● What you should do:
Leave out the pictures and copy everything else below exactly.

● Supplied data:
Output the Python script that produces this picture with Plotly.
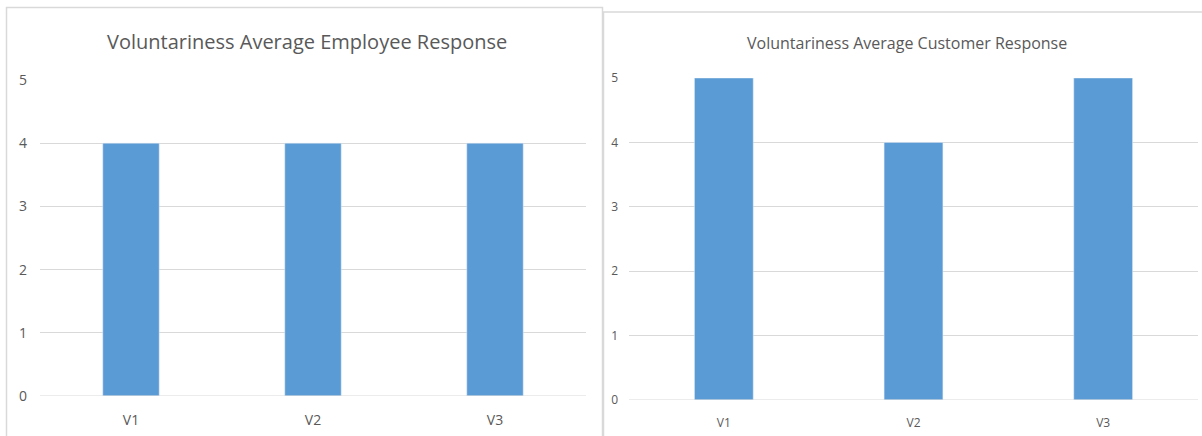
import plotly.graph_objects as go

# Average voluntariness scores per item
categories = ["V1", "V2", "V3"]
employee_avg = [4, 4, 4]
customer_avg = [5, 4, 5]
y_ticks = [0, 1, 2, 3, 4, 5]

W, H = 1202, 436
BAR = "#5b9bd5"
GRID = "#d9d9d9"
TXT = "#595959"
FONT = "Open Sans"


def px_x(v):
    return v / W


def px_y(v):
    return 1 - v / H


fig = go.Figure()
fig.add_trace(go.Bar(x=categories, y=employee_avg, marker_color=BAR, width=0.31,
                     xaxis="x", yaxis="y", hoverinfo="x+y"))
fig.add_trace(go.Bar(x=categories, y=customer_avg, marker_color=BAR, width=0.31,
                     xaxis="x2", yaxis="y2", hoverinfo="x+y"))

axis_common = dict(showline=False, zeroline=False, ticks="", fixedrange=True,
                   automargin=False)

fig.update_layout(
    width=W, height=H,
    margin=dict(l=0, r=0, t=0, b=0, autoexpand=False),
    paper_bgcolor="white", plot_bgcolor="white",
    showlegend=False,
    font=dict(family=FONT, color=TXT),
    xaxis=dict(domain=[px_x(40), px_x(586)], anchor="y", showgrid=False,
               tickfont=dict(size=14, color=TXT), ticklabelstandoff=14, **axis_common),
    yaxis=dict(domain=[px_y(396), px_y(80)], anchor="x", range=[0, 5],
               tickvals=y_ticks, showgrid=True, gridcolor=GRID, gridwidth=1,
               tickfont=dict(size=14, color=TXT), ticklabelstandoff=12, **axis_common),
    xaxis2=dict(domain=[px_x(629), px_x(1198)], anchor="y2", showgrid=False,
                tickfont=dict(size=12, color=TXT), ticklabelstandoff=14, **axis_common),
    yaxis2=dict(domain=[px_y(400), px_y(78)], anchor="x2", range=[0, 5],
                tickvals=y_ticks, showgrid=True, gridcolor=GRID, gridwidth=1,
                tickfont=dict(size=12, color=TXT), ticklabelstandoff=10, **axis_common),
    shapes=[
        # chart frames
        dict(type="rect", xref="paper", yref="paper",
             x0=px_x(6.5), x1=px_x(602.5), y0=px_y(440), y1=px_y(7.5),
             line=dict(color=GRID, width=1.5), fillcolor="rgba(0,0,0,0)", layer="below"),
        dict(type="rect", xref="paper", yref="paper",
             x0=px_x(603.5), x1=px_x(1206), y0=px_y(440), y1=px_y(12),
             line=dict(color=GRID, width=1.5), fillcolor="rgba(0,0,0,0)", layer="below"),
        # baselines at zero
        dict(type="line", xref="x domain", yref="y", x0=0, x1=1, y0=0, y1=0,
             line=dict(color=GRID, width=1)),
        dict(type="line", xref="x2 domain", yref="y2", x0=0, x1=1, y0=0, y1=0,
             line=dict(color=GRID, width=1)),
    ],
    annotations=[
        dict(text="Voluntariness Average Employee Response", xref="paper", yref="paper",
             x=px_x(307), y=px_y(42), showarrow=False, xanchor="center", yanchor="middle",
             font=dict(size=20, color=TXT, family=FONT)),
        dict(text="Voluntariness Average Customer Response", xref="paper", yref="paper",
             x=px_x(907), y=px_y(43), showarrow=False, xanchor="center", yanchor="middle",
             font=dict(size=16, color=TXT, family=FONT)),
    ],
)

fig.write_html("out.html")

● Worked answer:
Output the Python script that produces this picture with Plotly.
import plotly.graph_objects as go

# Average voluntariness scores per item
categories = ["V1", "V2", "V3"]
employee_avg = [4, 4, 4]
customer_avg = [5, 4, 5]
y_ticks = [0, 1, 2, 3, 4, 5]

W, H = 1202, 436
BAR = "#5b9bd5"
GRID = "#d9d9d9"
TXT = "#595959"
FONT = "Open Sans"


def px_x(v):
    return v / W


def px_y(v):
    return 1 - v / H


fig = go.Figure()
fig.add_trace(go.Bar(x=categories, y=employee_avg, marker_color=BAR, width=0.31,
                     xaxis="x", yaxis="y", hoverinfo="x+y"))
fig.add_trace(go.Bar(x=categories, y=customer_avg, marker_color=BAR, width=0.31,
                     xaxis="x2", yaxis="y2", hoverinfo="x+y"))

axis_common = dict(showline=False, zeroline=False, ticks="", fixedrange=True,
                   automargin=False)

fig.update_layout(
    width=W, height=H,
    margin=dict(l=0, r=0, t=0, b=0, autoexpand=False),
    paper_bgcolor="white", plot_bgcolor="white",
    showlegend=False,
    font=dict(family=FONT, color=TXT),
    xaxis=dict(domain=[px_x(40), px_x(586)], anchor="y", showgrid=False,
               tickfont=dict(size=14, color=TXT), ticklabelstandoff=14, **axis_common),
    yaxis=dict(domain=[px_y(396), px_y(80)], anchor="x", range=[0, 5],
               tickvals=y_ticks, showgrid=True, gridcolor=GRID, gridwidth=1,
               tickfont=dict(size=14, color=TXT), ticklabelstandoff=12, **axis_common),
    xaxis2=dict(domain=[px_x(629), px_x(1198)], anchor="y2", showgrid=False,
                tickfont=dict(size=12, color=TXT), ticklabelstandoff=14, **axis_common),
    yaxis2=dict(domain=[px_y(400), px_y(78)], anchor="x2", range=[0, 5],
                tickvals=y_ticks, showgrid=True, gridcolor=GRID, gridwidth=1,
                tickfont=dict(size=12, color=TXT), ticklabelstandoff=10, **axis_common),
    shapes=[
        # chart frames
        dict(type="rect", xref="paper", yref="paper",
             x0=px_x(6.5), x1=px_x(602.5), y0=px_y(440), y1=px_y(7.5),
             line=dict(color=GRID, width=1.5), fillcolor="rgba(0,0,0,0)", layer="below"),
        dict(type="rect", xref="paper", yref="paper",
             x0=px_x(603.5), x1=px_x(1206), y0=px_y(440), y1=px_y(12),
             line=dict(color=GRID, width=1.5), fillcolor="rgba(0,0,0,0)", layer="below"),
        # baselines at zero
        dict(type="line", xref="x domain", yref="y", x0=0, x1=1, y0=0, y1=0,
             line=dict(color=GRID, width=1)),
        dict(type="line", xref="x2 domain", yref="y2", x0=0, x1=1, y0=0, y1=0,
             line=dict(color=GRID, width=1)),
    ],
    annotations=[
        dict(text="Voluntariness Average Employee Response", xref="paper", yref="paper",
             x=px_x(307), y=px_y(42), showarrow=False, xanchor="center", yanchor="middle",
             font=dict(size=20, color=TXT, family=FONT)),
        dict(text="Voluntariness Average Customer Response", xref="paper", yref="paper",
             x=px_x(907), y=px_y(43), showarrow=False, xanchor="center", yanchor="middle",
             font=dict(size=16, color=TXT, family=FONT)),
    ],
)

fig.write_html("out.html")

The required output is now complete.